I freeze mid-chew and push my now empty plate away. I avoid both their eyes in the hopes they'll drop the subject, but as persistent as ever, they patiently wait for me to start talking. I hide my hands in the oversized sleeves of my sweatshirt and wrap my arms around myself. Suddenly, the comforting sight of the jam-packed restaurant feels suffocating and restricting. All I want to do is curl up into a ball in my bed and stay there for a week straight. But I know Mom and Dad won't let us go back home until I'm finally honest with them.

The impassive mask must've crumpled because Mom immediately asks a nearby waitress for the check. For the next few minutes, I numbly watch her hand over a credit card and sign the receipt with an unreadable expression. With mechanical movements, I shrug on my jacket and knit hat and follow Mom and Dad out of the restaurant and into the biting cold. It's not until we're all buckled up in the car when Mom finally speaks. "We'll be your listening ears; we'll be anything you need us to, just like before," I flinch at the familiar heartbreak in Mom's voice. "I didn't want to burden you both," I whisper, unable to fully look at her. Dad tightens his grip on the steering wheel and intently watches a couple walk out of the restaurant hand in hand. His entire body seems to sag in his seat.

"We can do this together, sunshine. We're all each of us has left. We can do this; we have to," he says, putting the car in gear. I nod and reach over to put my hand on top of Dad's free one resting on the center console. "Making sure I'm busy at work prevents me from stewing in negative thoughts," Mom says, turning around to give me a soft smile. "It helps to have something to occupy yourself with, to have something help process all that grief. I've developed a better appreciation for the cathartic effect that music brings me," Dad adds as he turns the car onto our street. "I think I've found my 'something'," I reply, glimmers of a concert hall stage, British countryside manor, dark urban alleyway, and enchanting forest floating in front of my eyes. Mom gives me a relieved smile, one that crinkles the lines in the corner of her eyes, but she doesn't inquire further on what my 'something' is.

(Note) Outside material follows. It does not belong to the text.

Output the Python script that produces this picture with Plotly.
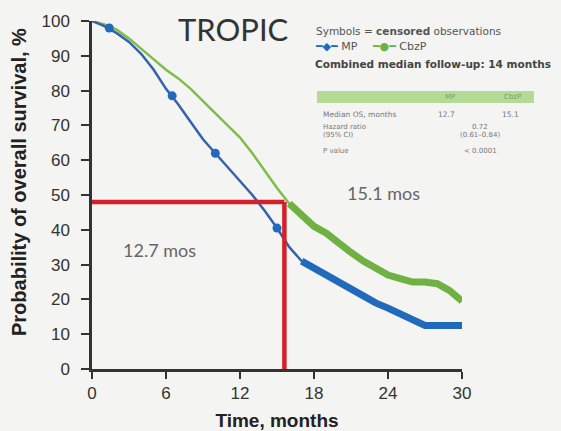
import plotly.graph_objects as go

# ---- data ----
months = list(range(0, 31))
mp_surv = [100, 98.5, 96.5, 94, 90.5, 86, 80.5, 76, 71, 66, 62, 58, 54, 50, 45.5, 40.5,
           35, 31, 29, 26.5, 24.5, 22.5, 20.5, 19, 17.5, 16, 14, 12.5, 12.5, 12.5, 12.5]
cbzp_surv = [100, 99, 97.5, 95, 92, 89, 86, 83.5, 80.5, 77, 73.5, 70, 66.5, 62, 57, 52,
             47.5, 44, 41, 39, 36, 33.5, 31, 29, 27, 26, 25, 25, 24.5, 22.5, 19.5]
mp_censor_t = [1.4, 6.5, 10.0, 15.0]
mp_censor_s = [98, 78.5, 62, 40.5]
mp_dense_from = 17      # month where censoring marks become dense
cbzp_dense_from = 16
median_level = 48       # % survival guide line
median_time = 15.6      # months, guide line

x_ticks = [0, 6, 12, 18, 24, 30]
y_ticks = list(range(0, 101, 10))

BLUE_LINE = "#3563aa"
BLUE_MARK = "#2069bb"
GREEN_LINE = "#7fbd4a"
GREEN_MARK = "#6fb142"
RED = "#d3202a"
BG = "#f4f4f2"

W, H = 561, 431
L, R, T, B = 92, 99, 21, 62
PW, PH = W - L - R, H - T - B


def px(x):
    return (x - L) / PW


def py(y):
    return (H - B - y) / PH


fig = go.Figure()

fig.add_trace(go.Scatter(x=months, y=cbzp_surv, mode="lines",
                         line=dict(color=GREEN_LINE, width=2.5), showlegend=False))
fig.add_trace(go.Scatter(x=months, y=mp_surv, mode="lines",
                         line=dict(color=BLUE_LINE, width=2.5), showlegend=False))

g_late = [(m, s) for m, s in zip(months, cbzp_surv) if m >= cbzp_dense_from]
b_late = [(m, s) for m, s in zip(months, mp_surv) if m >= mp_dense_from]
fig.add_trace(go.Scatter(x=[p[0] for p in g_late], y=[p[1] for p in g_late], mode="lines",
                         line=dict(color=GREEN_MARK, width=7), showlegend=False))
fig.add_trace(go.Scatter(x=[p[0] for p in b_late], y=[p[1] for p in b_late], mode="lines",
                         line=dict(color=BLUE_MARK, width=7), showlegend=False))
fig.add_trace(go.Scatter(x=mp_censor_t, y=mp_censor_s, mode="markers",
                         marker=dict(color=BLUE_MARK, size=9, symbol="circle"),
                         showlegend=False, cliponaxis=False))

shapes = [
    dict(type="line", xref="x", yref="y", x0=0, x1=median_time, y0=median_level, y1=median_level,
         line=dict(color=RED, width=4.5), layer="above"),
    dict(type="line", xref="x", yref="y", x0=median_time, x1=median_time, y0=median_level, y1=0,
         line=dict(color=RED, width=4.5), layer="above"),
    dict(type="rect", xref="paper", yref="paper", x0=px(317), x1=px(534), y0=py(103), y1=py(91),
         fillcolor="#b3db94", line=dict(width=0), layer="below"),
]

ann = []


def text(x, y, s, size, color="#666", xanchor="left", family="DejaVu Sans", angle=0):
    ann.append(dict(x=px(x), y=py(y), xref="paper", yref="paper", text=s, showarrow=False,
                    xanchor=xanchor, yanchor="middle", textangle=angle,
                    font=dict(size=size, color=color, family=family)))


text(176, 29, "TROPIC", 31, "#333", family="Lato")
text(121, 250, "12.7 mos", 18, "#666", family="Lato")
text(345, 193, "15.1 mos", 18, "#666", family="Lato")
text(314, 31, "Symbols = <b>censored</b> observations", 10.5, "#555")
text(313, 47, f'<span style="color:{BLUE_MARK}">━◆━</span> MP', 11, "#555")
text(370, 47, f'<span style="color:{GREEN_MARK}">━●━</span> CbzP', 11, "#555")
text(313, 64, "<b>Combined median follow-up: 14 months</b>", 10.5, "#444")
text(450, 97, "MP", 7, "#7e9a6a", "center")
text(512, 97, "CbzP", 7, "#7e9a6a", "center")
text(321, 114, "Median OS, months", 7.5, "#777")
text(446, 114, "12.7", 7.5, "#777", "center")
text(510, 114, "15.1", 7.5, "#777", "center")
text(321, 127, "Hazard ratio", 7, "#777")
text(321, 135, "(95% CI)", 7, "#777")
text(480, 127, "0.72", 7, "#777", "center")
text(480, 135, "(0.61–0.84)", 7, "#777", "center")
text(321, 151, "P value", 7, "#777")
text(481, 151, "< 0.0001", 7, "#777", "center")
# y-axis title (placed as rotated text to match the reference position)
text(19, 182, "<b>Probability of overall survival, %</b>", 20, "#222", "center",
     family="Liberation Sans", angle=-90)

axis_common = dict(showgrid=False, zeroline=False, showline=True, linecolor="#333", linewidth=2.5,
                   ticks="outside", tickcolor="#333", tickwidth=2, automargin=False,
                   tickfont=dict(size=17, color="#333", family="Liberation Sans"))

fig.update_layout(
    width=W, height=H, autosize=False,
    margin=dict(l=L, r=R, t=T, b=B),
    paper_bgcolor=BG, plot_bgcolor=BG,
    showlegend=False,
    shapes=shapes, annotations=ann,
    xaxis=dict(range=[0, 30], tickvals=x_ticks, ticklen=7,
               title=dict(text="<b>Time, months</b>", standoff=15,
                          font=dict(size=19, color="#222", family="Liberation Sans")),
               **axis_common),
    yaxis=dict(range=[0, 100], tickvals=y_ticks, ticklen=8, ticklabelstandoff=8,
               **axis_common),
)

fig.write_html("out.html", config={"displayModeBar": False},
               post_script="document.body.style.margin='0';document.body.style.overflow='hidden';")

I'm about to explain to them all the vividly imagined adventures I embark on from the comfort of a bed or seat of some sort, knowing that they deserve to know what's been going on with me, but instead of speaking words, my mouth opens into a wide and very loud yawn, the early start of the day traveling finally catching up to me even though it's only just past nine thirty. Dad chuckles and ruffles my hair one more time, "We'll talk more in the morning, sunshine." As we all pile out of the car and rush into the warmth of the house, the stars in skies above twinkle brightly in a coordinated visual song to promise us a night full of nothing but sweet dreams.

*****

The stars in their own way did well on their promise. I wake up the following morning refreshed from a heavy, deep sleep of complete blissful nothingness. Much better than the constant nights of horrors for months following the accident that rendered me a shaking, sobbing mess. Lazily, I turn my head towards the alarm clock on the nightstand. It's quarter past ten. I flop my onto the pillows completely satisfied with my sleep, the best rest I've had in quite awhile.